*DIRECTION*
Skip all pictures, then print the remaining material exactly.
— START RECORDED DATA —
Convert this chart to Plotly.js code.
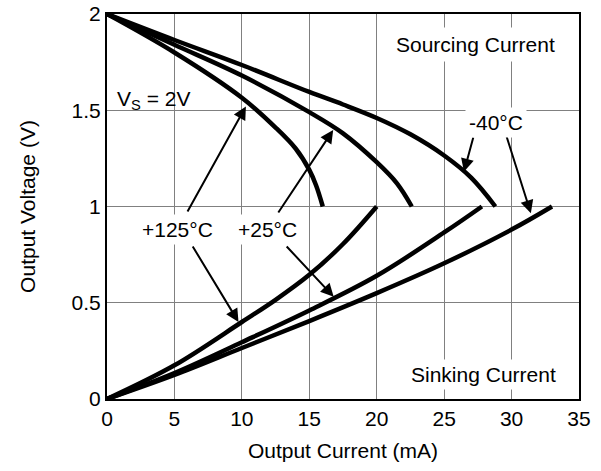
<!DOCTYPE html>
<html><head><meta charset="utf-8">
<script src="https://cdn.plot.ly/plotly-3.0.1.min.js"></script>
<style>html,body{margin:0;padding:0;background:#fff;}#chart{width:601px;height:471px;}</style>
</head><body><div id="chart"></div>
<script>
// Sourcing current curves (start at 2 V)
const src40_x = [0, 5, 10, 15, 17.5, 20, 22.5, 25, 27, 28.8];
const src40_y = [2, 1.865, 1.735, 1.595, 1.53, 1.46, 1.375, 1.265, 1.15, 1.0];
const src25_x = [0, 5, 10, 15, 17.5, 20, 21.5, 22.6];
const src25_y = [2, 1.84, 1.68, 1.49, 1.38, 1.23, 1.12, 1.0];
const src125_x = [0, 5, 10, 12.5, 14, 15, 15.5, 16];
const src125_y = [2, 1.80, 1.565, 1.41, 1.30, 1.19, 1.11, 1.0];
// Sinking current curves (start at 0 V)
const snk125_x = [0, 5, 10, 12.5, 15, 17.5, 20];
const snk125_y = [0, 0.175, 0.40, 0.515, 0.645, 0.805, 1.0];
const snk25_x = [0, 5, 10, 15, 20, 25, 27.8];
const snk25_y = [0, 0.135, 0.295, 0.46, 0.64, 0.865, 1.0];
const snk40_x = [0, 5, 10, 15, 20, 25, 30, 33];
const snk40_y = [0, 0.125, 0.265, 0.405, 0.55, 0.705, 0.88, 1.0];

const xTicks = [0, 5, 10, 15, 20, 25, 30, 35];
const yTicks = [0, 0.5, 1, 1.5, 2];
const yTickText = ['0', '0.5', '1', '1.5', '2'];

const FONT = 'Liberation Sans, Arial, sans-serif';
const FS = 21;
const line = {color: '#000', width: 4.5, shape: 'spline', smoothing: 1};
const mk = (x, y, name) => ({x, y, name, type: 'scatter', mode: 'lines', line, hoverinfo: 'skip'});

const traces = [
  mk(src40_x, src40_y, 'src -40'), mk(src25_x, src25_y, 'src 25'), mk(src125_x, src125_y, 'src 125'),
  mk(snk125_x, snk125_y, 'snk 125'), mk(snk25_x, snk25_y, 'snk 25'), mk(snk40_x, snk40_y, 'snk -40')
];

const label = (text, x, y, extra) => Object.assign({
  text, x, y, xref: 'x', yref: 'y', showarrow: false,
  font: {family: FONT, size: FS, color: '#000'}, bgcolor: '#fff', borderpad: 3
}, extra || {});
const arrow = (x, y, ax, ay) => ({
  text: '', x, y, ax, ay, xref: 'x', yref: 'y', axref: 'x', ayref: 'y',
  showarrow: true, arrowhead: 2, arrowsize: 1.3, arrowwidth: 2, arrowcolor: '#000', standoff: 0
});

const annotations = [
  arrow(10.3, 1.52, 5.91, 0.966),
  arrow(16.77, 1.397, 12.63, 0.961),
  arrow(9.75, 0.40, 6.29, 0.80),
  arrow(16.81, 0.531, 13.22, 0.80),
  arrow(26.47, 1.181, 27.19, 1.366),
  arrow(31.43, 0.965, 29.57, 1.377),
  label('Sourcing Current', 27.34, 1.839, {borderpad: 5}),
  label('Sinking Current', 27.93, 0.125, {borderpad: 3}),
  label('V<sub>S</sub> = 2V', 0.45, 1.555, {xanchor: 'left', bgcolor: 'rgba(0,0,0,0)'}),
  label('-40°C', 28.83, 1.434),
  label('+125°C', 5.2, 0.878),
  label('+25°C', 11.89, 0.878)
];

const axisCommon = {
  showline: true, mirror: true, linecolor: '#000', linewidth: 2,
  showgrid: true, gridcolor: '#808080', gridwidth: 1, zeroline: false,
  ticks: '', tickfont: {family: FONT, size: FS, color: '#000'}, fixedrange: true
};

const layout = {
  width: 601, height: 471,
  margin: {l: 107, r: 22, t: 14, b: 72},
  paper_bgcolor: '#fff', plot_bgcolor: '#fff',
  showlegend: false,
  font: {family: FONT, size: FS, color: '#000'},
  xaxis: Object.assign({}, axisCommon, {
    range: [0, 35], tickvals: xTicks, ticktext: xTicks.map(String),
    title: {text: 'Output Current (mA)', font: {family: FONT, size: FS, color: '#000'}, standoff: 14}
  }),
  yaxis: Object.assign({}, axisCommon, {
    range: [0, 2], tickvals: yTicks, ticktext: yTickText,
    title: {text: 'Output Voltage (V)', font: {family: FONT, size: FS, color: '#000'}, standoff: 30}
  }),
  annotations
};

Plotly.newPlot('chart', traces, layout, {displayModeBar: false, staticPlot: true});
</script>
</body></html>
— END RECORDED DATA —
*THE RESULT*
Convert this chart to Plotly.js code.
<!DOCTYPE html>
<html><head><meta charset="utf-8">
<script src="https://cdn.plot.ly/plotly-3.0.1.min.js"></script>
<style>html,body{margin:0;padding:0;background:#fff;}#chart{width:601px;height:471px;}</style>
</head><body><div id="chart"></div>
<script>
// Sourcing current curves (start at 2 V)
const src40_x = [0, 5, 10, 15, 17.5, 20, 22.5, 25, 27, 28.8];
const src40_y = [2, 1.865, 1.735, 1.595, 1.53, 1.46, 1.375, 1.265, 1.15, 1.0];
const src25_x = [0, 5, 10, 15, 17.5, 20, 21.5, 22.6];
const src25_y = [2, 1.84, 1.68, 1.49, 1.38, 1.23, 1.12, 1.0];
const src125_x = [0, 5, 10, 12.5, 14, 15, 15.5, 16];
const src125_y = [2, 1.80, 1.565, 1.41, 1.30, 1.19, 1.11, 1.0];
// Sinking current curves (start at 0 V)
const snk125_x = [0, 5, 10, 12.5, 15, 17.5, 20];
const snk125_y = [0, 0.175, 0.40, 0.515, 0.645, 0.805, 1.0];
const snk25_x = [0, 5, 10, 15, 20, 25, 27.8];
const snk25_y = [0, 0.135, 0.295, 0.46, 0.64, 0.865, 1.0];
const snk40_x = [0, 5, 10, 15, 20, 25, 30, 33];
const snk40_y = [0, 0.125, 0.265, 0.405, 0.55, 0.705, 0.88, 1.0];

const xTicks = [0, 5, 10, 15, 20, 25, 30, 35];
const yTicks = [0, 0.5, 1, 1.5, 2];
const yTickText = ['0', '0.5', '1', '1.5', '2'];

const FONT = 'Liberation Sans, Arial, sans-serif';
const FS = 21;
const line = {color: '#000', width: 4.5, shape: 'spline', smoothing: 1};
const mk = (x, y, name) => ({x, y, name, type: 'scatter', mode: 'lines', line, hoverinfo: 'skip'});

const traces = [
  mk(src40_x, src40_y, 'src -40'), mk(src25_x, src25_y, 'src 25'), mk(src125_x, src125_y, 'src 125'),
  mk(snk125_x, snk125_y, 'snk 125'), mk(snk25_x, snk25_y, 'snk 25'), mk(snk40_x, snk40_y, 'snk -40')
];

const label = (text, x, y, extra) => Object.assign({
  text, x, y, xref: 'x', yref: 'y', showarrow: false,
  font: {family: FONT, size: FS, color: '#000'}, bgcolor: '#fff', borderpad: 3
}, extra || {});
const arrow = (x, y, ax, ay) => ({
  text: '', x, y, ax, ay, xref: 'x', yref: 'y', axref: 'x', ayref: 'y',
  showarrow: true, arrowhead: 2, arrowsize: 1.3, arrowwidth: 2, arrowcolor: '#000', standoff: 0
});

const annotations = [
  arrow(10.3, 1.52, 5.91, 0.966),
  arrow(16.77, 1.397, 12.63, 0.961),
  arrow(9.75, 0.40, 6.29, 0.80),
  arrow(16.81, 0.531, 13.22, 0.80),
  arrow(26.47, 1.181, 27.19, 1.366),
  arrow(31.43, 0.965, 29.57, 1.377),
  label('Sourcing Current', 27.34, 1.839, {borderpad: 5}),
  label('Sinking Current', 27.93, 0.125, {borderpad: 3}),
  label('V<sub>S</sub> = 2V', 0.45, 1.555, {xanchor: 'left', bgcolor: 'rgba(0,0,0,0)'}),
  label('-40°C', 28.83, 1.434),
  label('+125°C', 5.2, 0.878),
  label('+25°C', 11.89, 0.878)
];

const axisCommon = {
  showline: true, mirror: true, linecolor: '#000', linewidth: 2,
  showgrid: true, gridcolor: '#808080', gridwidth: 1, zeroline: false,
  ticks: '', tickfont: {family: FONT, size: FS, color: '#000'}, fixedrange: true
};

const layout = {
  width: 601, height: 471,
  margin: {l: 107, r: 22, t: 14, b: 72},
  paper_bgcolor: '#fff', plot_bgcolor: '#fff',
  showlegend: false,
  font: {family: FONT, size: FS, color: '#000'},
  xaxis: Object.assign({}, axisCommon, {
    range: [0, 35], tickvals: xTicks, ticktext: xTicks.map(String),
    title: {text: 'Output Current (mA)', font: {family: FONT, size: FS, color: '#000'}, standoff: 14}
  }),
  yaxis: Object.assign({}, axisCommon, {
    range: [0, 2], tickvals: yTicks, ticktext: yTickText,
    title: {text: 'Output Voltage (V)', font: {family: FONT, size: FS, color: '#000'}, standoff: 30}
  }),
  annotations
};

Plotly.newPlot('chart', traces, layout, {displayModeBar: false, staticPlot: true});
</script>
</body></html>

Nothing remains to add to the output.